*** RECORDS PROVIDED

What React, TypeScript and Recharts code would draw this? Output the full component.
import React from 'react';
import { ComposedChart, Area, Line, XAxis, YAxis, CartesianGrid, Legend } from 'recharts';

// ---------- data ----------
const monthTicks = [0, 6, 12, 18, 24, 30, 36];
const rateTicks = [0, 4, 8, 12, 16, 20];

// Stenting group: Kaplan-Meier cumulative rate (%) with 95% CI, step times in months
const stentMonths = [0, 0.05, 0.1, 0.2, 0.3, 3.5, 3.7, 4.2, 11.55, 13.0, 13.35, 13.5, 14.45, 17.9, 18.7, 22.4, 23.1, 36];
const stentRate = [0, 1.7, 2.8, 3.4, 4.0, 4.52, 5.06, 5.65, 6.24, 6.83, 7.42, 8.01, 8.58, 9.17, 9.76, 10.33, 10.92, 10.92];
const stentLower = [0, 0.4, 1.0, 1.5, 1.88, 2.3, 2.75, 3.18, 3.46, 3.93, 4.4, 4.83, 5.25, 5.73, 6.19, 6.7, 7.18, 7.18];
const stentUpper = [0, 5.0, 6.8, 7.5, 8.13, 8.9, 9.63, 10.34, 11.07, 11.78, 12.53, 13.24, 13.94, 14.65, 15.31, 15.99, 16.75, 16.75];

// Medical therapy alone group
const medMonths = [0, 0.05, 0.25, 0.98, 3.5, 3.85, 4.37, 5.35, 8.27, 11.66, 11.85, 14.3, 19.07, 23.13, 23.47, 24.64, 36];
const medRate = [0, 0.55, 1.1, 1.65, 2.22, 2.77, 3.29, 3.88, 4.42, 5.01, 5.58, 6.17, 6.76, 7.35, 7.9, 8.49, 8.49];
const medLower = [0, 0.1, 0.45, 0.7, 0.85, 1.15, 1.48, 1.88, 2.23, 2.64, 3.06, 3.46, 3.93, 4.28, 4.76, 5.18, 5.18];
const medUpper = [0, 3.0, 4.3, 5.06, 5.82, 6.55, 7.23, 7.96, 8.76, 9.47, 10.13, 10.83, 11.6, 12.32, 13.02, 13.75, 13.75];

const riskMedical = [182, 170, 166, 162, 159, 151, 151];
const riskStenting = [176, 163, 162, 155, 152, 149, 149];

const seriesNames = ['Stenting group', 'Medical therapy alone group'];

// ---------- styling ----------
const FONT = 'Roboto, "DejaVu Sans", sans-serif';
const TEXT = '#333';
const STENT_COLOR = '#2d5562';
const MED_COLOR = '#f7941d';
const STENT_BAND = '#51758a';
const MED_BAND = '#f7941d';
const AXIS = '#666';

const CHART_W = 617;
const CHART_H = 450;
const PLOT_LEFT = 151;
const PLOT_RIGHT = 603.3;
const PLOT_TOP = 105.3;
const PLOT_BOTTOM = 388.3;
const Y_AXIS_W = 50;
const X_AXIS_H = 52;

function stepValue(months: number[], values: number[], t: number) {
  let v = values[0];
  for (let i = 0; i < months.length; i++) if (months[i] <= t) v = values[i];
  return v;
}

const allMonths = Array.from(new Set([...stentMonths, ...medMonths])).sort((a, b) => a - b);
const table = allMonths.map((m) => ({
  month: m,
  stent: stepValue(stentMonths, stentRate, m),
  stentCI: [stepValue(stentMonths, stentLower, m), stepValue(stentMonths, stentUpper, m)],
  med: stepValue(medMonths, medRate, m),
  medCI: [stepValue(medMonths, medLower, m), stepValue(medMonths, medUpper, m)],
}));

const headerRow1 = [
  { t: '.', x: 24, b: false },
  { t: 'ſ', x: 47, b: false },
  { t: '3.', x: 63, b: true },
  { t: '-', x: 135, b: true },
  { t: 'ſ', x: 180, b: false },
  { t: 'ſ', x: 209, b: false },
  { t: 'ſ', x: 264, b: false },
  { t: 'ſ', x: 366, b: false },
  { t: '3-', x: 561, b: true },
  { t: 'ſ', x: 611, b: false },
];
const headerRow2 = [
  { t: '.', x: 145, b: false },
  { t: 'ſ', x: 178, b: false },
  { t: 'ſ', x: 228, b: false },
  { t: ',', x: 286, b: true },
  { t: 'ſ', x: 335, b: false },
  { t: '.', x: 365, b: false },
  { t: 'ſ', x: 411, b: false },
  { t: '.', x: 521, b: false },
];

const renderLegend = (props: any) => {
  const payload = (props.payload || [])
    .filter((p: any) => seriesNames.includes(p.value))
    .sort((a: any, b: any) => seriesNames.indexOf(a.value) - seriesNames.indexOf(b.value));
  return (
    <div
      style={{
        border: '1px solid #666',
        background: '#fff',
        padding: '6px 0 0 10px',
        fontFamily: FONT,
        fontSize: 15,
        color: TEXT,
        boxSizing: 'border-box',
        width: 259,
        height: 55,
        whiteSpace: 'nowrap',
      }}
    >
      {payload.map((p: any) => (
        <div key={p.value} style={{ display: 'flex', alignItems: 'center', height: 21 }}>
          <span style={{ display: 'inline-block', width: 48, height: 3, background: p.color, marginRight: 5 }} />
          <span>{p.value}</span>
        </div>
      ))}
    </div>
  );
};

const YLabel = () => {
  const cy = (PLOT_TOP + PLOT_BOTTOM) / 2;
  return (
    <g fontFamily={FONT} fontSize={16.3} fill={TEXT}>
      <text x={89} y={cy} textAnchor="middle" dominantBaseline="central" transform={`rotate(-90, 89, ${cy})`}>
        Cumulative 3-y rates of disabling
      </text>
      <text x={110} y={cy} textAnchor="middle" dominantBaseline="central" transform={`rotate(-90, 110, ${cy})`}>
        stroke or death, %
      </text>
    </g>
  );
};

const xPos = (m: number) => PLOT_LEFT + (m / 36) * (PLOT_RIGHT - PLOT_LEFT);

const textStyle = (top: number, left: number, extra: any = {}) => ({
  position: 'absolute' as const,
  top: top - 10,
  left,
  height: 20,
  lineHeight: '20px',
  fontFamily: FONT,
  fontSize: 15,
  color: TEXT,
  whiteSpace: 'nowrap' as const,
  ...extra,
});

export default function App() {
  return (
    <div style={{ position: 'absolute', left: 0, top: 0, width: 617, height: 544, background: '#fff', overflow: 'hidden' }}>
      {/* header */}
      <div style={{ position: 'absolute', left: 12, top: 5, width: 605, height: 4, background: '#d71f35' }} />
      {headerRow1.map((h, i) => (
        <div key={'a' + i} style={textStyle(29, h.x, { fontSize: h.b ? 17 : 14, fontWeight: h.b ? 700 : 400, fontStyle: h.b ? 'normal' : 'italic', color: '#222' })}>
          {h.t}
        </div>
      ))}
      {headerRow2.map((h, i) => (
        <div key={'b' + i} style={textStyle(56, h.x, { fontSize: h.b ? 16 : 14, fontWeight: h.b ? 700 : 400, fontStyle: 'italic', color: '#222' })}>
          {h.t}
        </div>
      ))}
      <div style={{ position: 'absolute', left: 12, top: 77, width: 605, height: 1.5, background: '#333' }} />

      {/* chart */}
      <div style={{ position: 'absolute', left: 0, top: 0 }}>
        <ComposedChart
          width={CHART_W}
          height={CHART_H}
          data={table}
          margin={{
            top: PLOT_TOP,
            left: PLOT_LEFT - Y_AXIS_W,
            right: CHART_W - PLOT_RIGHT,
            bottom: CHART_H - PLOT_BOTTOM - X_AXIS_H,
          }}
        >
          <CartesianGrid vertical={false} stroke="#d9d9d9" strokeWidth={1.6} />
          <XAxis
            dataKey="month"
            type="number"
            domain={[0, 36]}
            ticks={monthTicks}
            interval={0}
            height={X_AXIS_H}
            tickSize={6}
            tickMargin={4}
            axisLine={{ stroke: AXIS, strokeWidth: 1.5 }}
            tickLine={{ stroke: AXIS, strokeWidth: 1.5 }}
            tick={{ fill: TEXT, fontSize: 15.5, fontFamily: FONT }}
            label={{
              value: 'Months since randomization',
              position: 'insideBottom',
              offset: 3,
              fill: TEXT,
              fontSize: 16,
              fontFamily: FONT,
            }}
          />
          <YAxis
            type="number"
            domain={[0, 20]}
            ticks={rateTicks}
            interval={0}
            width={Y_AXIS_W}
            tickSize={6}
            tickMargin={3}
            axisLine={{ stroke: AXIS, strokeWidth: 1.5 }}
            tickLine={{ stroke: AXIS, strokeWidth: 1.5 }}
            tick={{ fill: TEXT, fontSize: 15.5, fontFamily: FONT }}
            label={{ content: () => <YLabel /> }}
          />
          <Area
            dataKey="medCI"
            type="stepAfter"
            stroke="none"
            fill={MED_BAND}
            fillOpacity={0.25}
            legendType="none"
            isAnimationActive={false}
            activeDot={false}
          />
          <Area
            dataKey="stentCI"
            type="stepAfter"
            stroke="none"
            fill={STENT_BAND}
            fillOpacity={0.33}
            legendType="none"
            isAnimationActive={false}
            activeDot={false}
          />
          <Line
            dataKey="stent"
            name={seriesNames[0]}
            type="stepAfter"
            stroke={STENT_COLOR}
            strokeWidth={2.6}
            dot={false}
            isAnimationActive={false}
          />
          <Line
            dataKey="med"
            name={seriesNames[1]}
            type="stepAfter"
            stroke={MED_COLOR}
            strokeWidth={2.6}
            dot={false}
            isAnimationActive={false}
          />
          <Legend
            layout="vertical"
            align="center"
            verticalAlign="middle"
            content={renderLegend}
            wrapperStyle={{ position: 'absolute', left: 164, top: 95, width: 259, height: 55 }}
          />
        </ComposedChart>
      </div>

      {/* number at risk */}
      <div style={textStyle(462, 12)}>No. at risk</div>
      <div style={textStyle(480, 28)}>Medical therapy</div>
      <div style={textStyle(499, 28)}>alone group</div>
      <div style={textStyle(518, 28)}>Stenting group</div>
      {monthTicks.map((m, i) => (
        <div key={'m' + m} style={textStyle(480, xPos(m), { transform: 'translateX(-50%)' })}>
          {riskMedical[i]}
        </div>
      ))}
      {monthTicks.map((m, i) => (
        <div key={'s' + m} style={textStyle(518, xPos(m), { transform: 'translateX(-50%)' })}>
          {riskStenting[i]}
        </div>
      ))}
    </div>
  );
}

******
*** RECORDS PROVIDED

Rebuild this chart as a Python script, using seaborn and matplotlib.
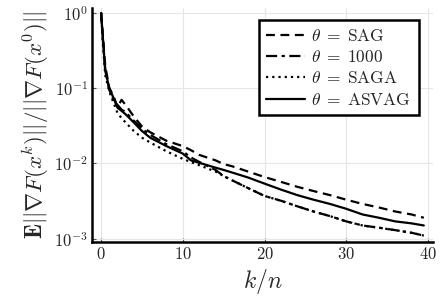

******
*** RECORDS PROVIDED

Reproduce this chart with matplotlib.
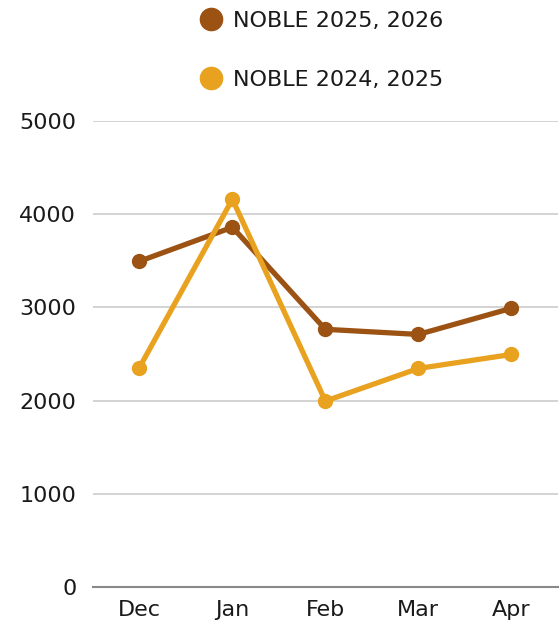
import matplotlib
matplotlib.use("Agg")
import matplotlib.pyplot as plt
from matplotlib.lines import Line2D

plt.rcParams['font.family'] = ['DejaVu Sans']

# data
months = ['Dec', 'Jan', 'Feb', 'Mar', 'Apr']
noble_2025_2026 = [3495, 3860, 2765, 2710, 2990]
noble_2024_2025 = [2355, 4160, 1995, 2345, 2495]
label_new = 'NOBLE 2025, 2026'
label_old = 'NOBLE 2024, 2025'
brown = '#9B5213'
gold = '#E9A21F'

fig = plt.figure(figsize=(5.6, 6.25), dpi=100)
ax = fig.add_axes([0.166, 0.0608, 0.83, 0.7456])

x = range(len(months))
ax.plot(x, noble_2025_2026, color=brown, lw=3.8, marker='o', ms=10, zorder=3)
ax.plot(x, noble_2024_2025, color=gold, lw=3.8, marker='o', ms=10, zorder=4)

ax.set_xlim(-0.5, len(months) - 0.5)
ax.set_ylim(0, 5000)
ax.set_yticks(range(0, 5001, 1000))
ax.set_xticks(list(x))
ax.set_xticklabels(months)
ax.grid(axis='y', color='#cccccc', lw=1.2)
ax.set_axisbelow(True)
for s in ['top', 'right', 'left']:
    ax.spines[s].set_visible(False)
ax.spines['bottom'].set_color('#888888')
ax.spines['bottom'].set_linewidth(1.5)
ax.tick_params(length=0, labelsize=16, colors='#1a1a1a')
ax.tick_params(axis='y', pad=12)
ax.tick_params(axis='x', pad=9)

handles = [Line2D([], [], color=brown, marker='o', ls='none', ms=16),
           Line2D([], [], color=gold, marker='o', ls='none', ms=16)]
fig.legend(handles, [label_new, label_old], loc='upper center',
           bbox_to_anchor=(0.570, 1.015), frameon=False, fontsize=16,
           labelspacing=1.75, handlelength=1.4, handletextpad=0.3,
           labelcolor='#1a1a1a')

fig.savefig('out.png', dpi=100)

******

WORK TO BE COMPLETED: Only the lines from the one containing "What React, TypeScript" through the one containing "15.99, 16.75, 16.75];" are to be retyped, both boundary lines included, with no other material.

RESULT:
What React, TypeScript and Recharts code would draw this? Output the full component.
import React from 'react';
import { ComposedChart, Area, Line, XAxis, YAxis, CartesianGrid, Legend } from 'recharts';

// ---------- data ----------
const monthTicks = [0, 6, 12, 18, 24, 30, 36];
const rateTicks = [0, 4, 8, 12, 16, 20];

// Stenting group: Kaplan-Meier cumulative rate (%) with 95% CI, step times in months
const stentMonths = [0, 0.05, 0.1, 0.2, 0.3, 3.5, 3.7, 4.2, 11.55, 13.0, 13.35, 13.5, 14.45, 17.9, 18.7, 22.4, 23.1, 36];
const stentRate = [0, 1.7, 2.8, 3.4, 4.0, 4.52, 5.06, 5.65, 6.24, 6.83, 7.42, 8.01, 8.58, 9.17, 9.76, 10.33, 10.92, 10.92];
const stentLower = [0, 0.4, 1.0, 1.5, 1.88, 2.3, 2.75, 3.18, 3.46, 3.93, 4.4, 4.83, 5.25, 5.73, 6.19, 6.7, 7.18, 7.18];
const stentUpper = [0, 5.0, 6.8, 7.5, 8.13, 8.9, 9.63, 10.34, 11.07, 11.78, 12.53, 13.24, 13.94, 14.65, 15.31, 15.99, 16.75, 16.75];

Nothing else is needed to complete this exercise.